### AIM
Scan the listing below. Report each line that includes "chart".

**** DATA BLOCK

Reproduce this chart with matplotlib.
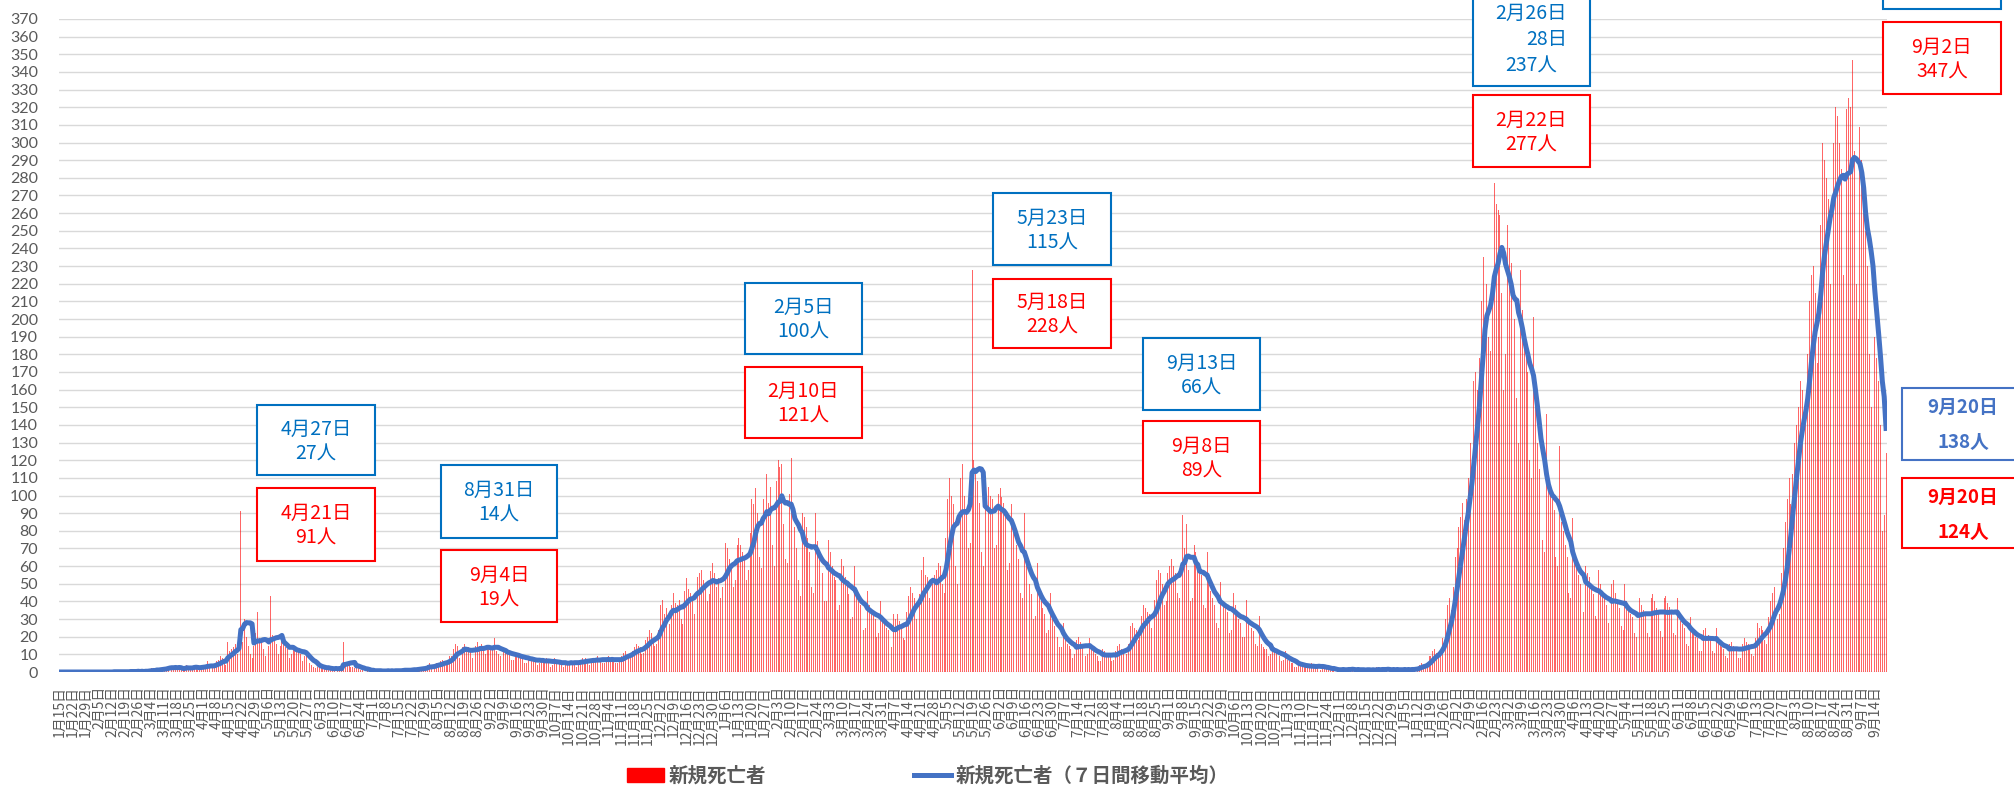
import numpy as np
import pandas as pd
import matplotlib
matplotlib.use('Agg')
import matplotlib.pyplot as plt
from matplotlib.patches import Rectangle
from matplotlib.lines import Line2D

plt.rcParams['font.family'] = ['Noto Sans CJK JP', 'DejaVu Sans']

start_date = '2020-01-15'

# daily new deaths (one row = one week, Wed..Tue)
deaths_2020 = [
    0, 0, 0, 0, 0, 0, 0,
    0, 0, 0, 0, 0, 0, 0,
    0, 0, 0, 0, 0, 0, 0,
    0, 0, 0, 0, 0, 0, 0,
    0, 1, 0, 0, 0, 0, 0,
    0, 1, 0, 1, 0, 0, 0,
    1, 0, 1, 0, 1, 0, 1,
    2, 1, 1, 2, 1, 1, 2,
    3, 2, 3, 4, 2, 1, 3,
    2, 3, 2, 1, 2, 4, 2,
    2, 3, 4, 2, 1, 3, 3,
    3, 4, 6, 3, 2, 3, 4,
    6, 7, 9, 8, 5, 4, 17,
    12, 13, 14, 16, 10, 12, 91,
    17, 30, 20, 15, 10, 8, 15,
    22, 34, 19, 17, 13, 9, 12,
    15, 43, 21, 20, 16, 10, 15,
    20, 18, 14, 13, 8, 10, 15,
    15, 13, 12, 10, 6, 9, 12,
    7, 5, 4, 3, 2, 3, 4,
    3, 2, 2, 1, 2, 1, 3,
    2, 3, 1, 2, 1, 17, 4,
    4, 5, 3, 3, 2, 3, 4,
    1, 2, 1, 0, 1, 1, 1,
    1, 0, 1, 0, 1, 0, 1,
    1, 1, 0, 1, 0, 1, 1,
    1, 1, 1, 2, 0, 1, 1,
    2, 2, 1, 3, 1, 2, 2,
    3, 4, 5, 3, 2, 3, 5,
    5, 6, 7, 6, 4, 5, 9,
    9, 13, 16, 15, 8, 9, 14,
    16, 12, 14, 13, 8, 10, 15,
    17, 15, 16, 12, 10, 13, 15,
    15, 14, 19, 12, 10, 9, 12,
    12, 11, 13, 10, 7, 7, 10,
    10, 9, 10, 8, 5, 5, 9,
    7, 8, 8, 6, 4, 5, 8,
    7, 6, 8, 6, 3, 4, 8,
    6, 5, 7, 4, 3, 4, 6,
    6, 7, 6, 5, 3, 4, 7,
    8, 7, 8, 6, 4, 5, 8,
    8, 9, 7, 7, 5, 5, 8,
    9, 8, 8, 6, 5, 5, 8,
    9, 11, 12, 10, 8, 8, 12,
    14, 16, 15, 14, 10, 11, 18,
    20, 24, 22, 19, 15, 16, 24,
    38, 41, 33, 36, 25, 27, 38,
    45, 39, 38, 41, 30, 27, 46,
    53, 47, 45, 43, 33, 38, 54,
    56, 58, 52, 50, 40, 44, 57,
    62, 56,
]

deaths_2021 = [
    48, 53, 42, 48, 62,
    73, 70, 64, 62, 48, 52, 72,
    76, 72, 68, 64, 52, 58, 79,
    98, 95, 104, 90, 65, 59, 98,
    108, 112, 96, 105, 72, 60, 108,
    120, 116, 118, 84, 64, 62, 101,
    121, 95, 82, 70, 52, 43, 90,
    88, 82, 76, 68, 48, 45, 90,
    74, 66, 62, 56, 40, 40, 75,
    68, 60, 54, 52, 35, 38, 64,
    60, 54, 50, 44, 30, 31, 60,
    44, 40, 38, 35, 24, 25, 46,
    38, 34, 33, 30, 20, 22, 40,
    30, 27, 25, 24, 15, 14, 33,
    30, 33, 29, 26, 19, 18, 34,
    43, 48, 45, 42, 30, 28, 44,
    58, 65, 55, 54, 42, 40, 50,
    55, 58, 62, 60, 50, 45, 76,
    98, 110, 100, 95, 60, 50, 103,
    110, 118, 100, 92, 70, 73, 228,
    120, 112, 108, 96, 68, 60, 94,
    112, 105, 100, 98, 70, 72, 101,
    104, 99, 96, 88, 58, 62, 95,
    85, 78, 72, 64, 45, 42, 90,
    62, 56, 50, 44, 30, 32, 62,
    45, 40, 36, 33, 22, 24, 45,
    30, 26, 22, 20, 14, 14, 28,
    18, 16, 15, 13, 8, 10, 18,
    20, 17, 16, 14, 9, 10, 19,
    14, 12, 10, 9, 6, 6, 13,
    12, 11, 10, 9, 6, 7, 12,
    15, 16, 13, 12, 9, 10, 16,
    26, 28, 25, 24, 18, 20, 32,
    38, 36, 34, 33, 25, 24, 41,
    52, 58, 56, 50, 38, 40, 56,
    60, 64, 60, 56, 45, 42, 72,
    89, 70, 84, 58, 40, 42, 72,
    68, 62, 58, 55, 38, 36, 68,
    50, 46, 42, 38, 28, 25, 51,
    44, 40, 36, 34, 22, 24, 45,
    38, 33, 30, 28, 20, 20, 41,
    30, 27, 25, 23, 16, 15, 32,
    16, 14, 13, 13, 9, 10, 16,
    12, 11, 9, 9, 6, 7, 12,
    7, 6, 5, 5, 3, 3, 6,
    4, 4, 3, 3, 2, 2, 5,
    4, 3, 3, 4, 1, 2, 4,
    2, 2, 1, 2, 1, 0, 2,
    1, 2, 2, 1, 1, 1, 2,
    2, 1, 1, 2, 0, 1, 2,
    1, 2, 1, 1, 1, 0, 3,
    2, 1, 2, 1, 1, 1, 2,
    1, 2, 1,
]

deaths_2022 = [
    2, 0, 1, 2,
    2, 1, 2, 1, 1, 1, 3,
    3, 4, 5, 4, 3, 4, 9,
    9, 12, 13, 11, 8, 12, 19,
    22, 30, 38, 42, 35, 48, 65,
    70, 82, 88, 96, 86, 98, 110,
    130, 142, 165, 170, 160, 178, 210,
    235, 240, 220, 190, 182, 224, 277,
    265, 262, 259, 215, 160, 180, 253,
    240, 232, 215, 200, 155, 130, 228,
    205, 190, 180, 170, 120, 110, 201,
    150, 130, 115, 100, 75, 68, 146,
    110, 105, 98, 92, 65, 60, 128,
    85, 80, 72, 65, 45, 42, 87,
    62, 60, 55, 50, 36, 34, 60,
    56, 54, 48, 44, 32, 30, 58,
    50, 46, 42, 38, 28, 26, 50,
    52, 45, 40, 36, 26, 24, 50,
    40, 36, 33, 31, 22, 20, 42,
    42, 38, 35, 32, 22, 20, 42,
    44, 40, 36, 33, 23, 20, 42,
    43, 39, 37, 34, 22, 21, 42,
    32, 29, 27, 25, 16, 15, 31,
    24, 22, 20, 19, 12, 12, 24,
    25, 21, 21, 18, 12, 11, 25,
    16, 15, 14, 13, 9, 8, 16,
    17, 15, 14, 13, 8, 8, 16,
    19, 17, 16, 15, 10, 9, 19,
    28, 25, 26, 24, 18, 16, 31,
    40, 45, 48, 42, 30, 33, 56,
    70, 85, 98, 110, 95, 112, 130,
    140, 150, 165, 160, 140, 150, 180,
    210, 225, 230, 215, 175, 190, 253,
    300, 290, 280, 268, 220, 225, 300,
    320, 315, 300, 285, 225, 210, 319,
    325, 320, 347, 295, 220, 200, 309,
    290, 260, 250, 230, 180, 150, 250,
    190, 178, 165, 140, 80, 89, 124,
]

daily = np.array(deaths_2020 + deaths_2021 + deaths_2022)
dates = pd.date_range(start_date, periods=len(daily))
ma7 = pd.Series(daily).rolling(7, min_periods=1).mean()

W, H = 2014, 786
blue = '#0070C0'
red = '#FF0000'
line_blue = '#4472C4'
gray = '#595959'

fig = plt.figure(figsize=(W / 100, H / 100), dpi=100)
ax = fig.add_axes([59 / W, 1 - 672 / H, (1887 - 59) / W, (672 - 19) / H])

x = np.arange(len(daily))
ax.bar(x, daily, width=0.5, color=red, alpha=0.6, linewidth=0, zorder=2)
ax.plot(x, ma7, color=line_blue, lw=3.6, zorder=3)

ax.set_xlim(-0.5, len(daily) - 0.5)
ax.set_ylim(0, 370)
ax.set_yticks(range(0, 371, 10))
ax.grid(axis='y', color='#D9D9D9', lw=1.0)
ax.set_axisbelow(True)
for s in ax.spines.values():
    s.set_visible(False)

ax.set_xticks(x[::7])
ax.set_xticklabels([f'{d.month}月{d.day}日' for d in dates[::7]], rotation=90, fontsize=10, color=gray)
ax.tick_params(axis='x', length=0, pad=10)
ax.tick_params(axis='y', length=0, pad=15, labelsize=11.5, labelcolor=gray)
for lab in ax.get_yticklabels():
    lab.set_family('Lato')


def box(x0, y0, x1, y1, color, lw=1.5):
    fig.add_artist(Rectangle((x0 / W, 1 - y1 / H), (x1 - x0) / W, (y1 - y0) / H,
                             transform=fig.transFigure, facecolor='white',
                             edgecolor=color, lw=lw, zorder=5))


def label(xp, yp, s, color, size=14, weight='normal', ha='center'):
    fig.text(xp / W, 1 - yp / H, s, color=color, fontsize=size, ha=ha, va='center',
             fontweight=weight, zorder=6)


# text boxes (pixel positions in the figure)
notes = [
    (257, 405, 375, 475, blue, '4月27日', '27人'),
    (257, 488, 375, 561, red, '4月21日', '91人'),
    (441, 465, 557, 538, blue, '8月31日', '14人'),
    (441, 550, 557, 622, red, '9月4日', '19人'),
    (745, 283, 862, 354, blue, '2月5日', '100人'),
    (745, 367, 862, 438, red, '2月10日', '121人'),
    (993, 193, 1111, 265, blue, '5月23日', '115人'),
    (993, 279, 1111, 348, red, '5月18日', '228人'),
    (1143, 338, 1260, 410, blue, '9月13日', '66人'),
    (1143, 421, 1260, 493, red, '9月8日', '89人'),
    (1473, 95, 1590, 167, red, '2月22日', '277人'),
    (1883, 22, 2001, 94, red, '9月2日', '347人'),
]
for x0, y0, x1, y1, c, l1, l2 in notes:
    box(x0, y0, x1, y1, c)
    cx, cy = (x0 + x1) / 2, (y0 + y1) / 2
    label(cx, cy - 11, l1, c)
    label(cx, cy + 14, l2, c)

box(1473, -12, 1590, 86, blue)
label(1531, 13, '2月26日', blue)
label(1567, 39, '28日', blue, ha='right')
label(1531, 66, '237人', blue)

box(1883, -80, 2001, 9, blue)

box(1902, 388, 2030, 460, line_blue)
label(1963, 407, '9月20日', line_blue, size=13.5, weight='bold')
label(1963, 442, '138人', line_blue, size=13.5, weight='bold')
box(1902, 478, 2030, 548, red)
label(1963, 497, '9月20日', red, size=13.5, weight='bold')
label(1963, 533, '124人', red, size=13.5, weight='bold')

handles = [Rectangle((0, 0), 1, 1, color=red), Line2D([], [], color=line_blue, lw=3.6)]
fig.legend(handles, ['新規死亡者', '新規死亡者（７日間移動平均）'], loc='center',
           bbox_to_anchor=(928 / W, 1 - 776 / H), ncol=2, frameon=False,
           prop={'size': 14, 'weight': 'bold'}, labelcolor=gray,
           handlelength=1.9, handletextpad=0.25, columnspacing=7.6)

fig.savefig('out.png', dpi=100)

********

### ANSWER TO THIS EXERCISE
Reproduce this chart with matplotlib.

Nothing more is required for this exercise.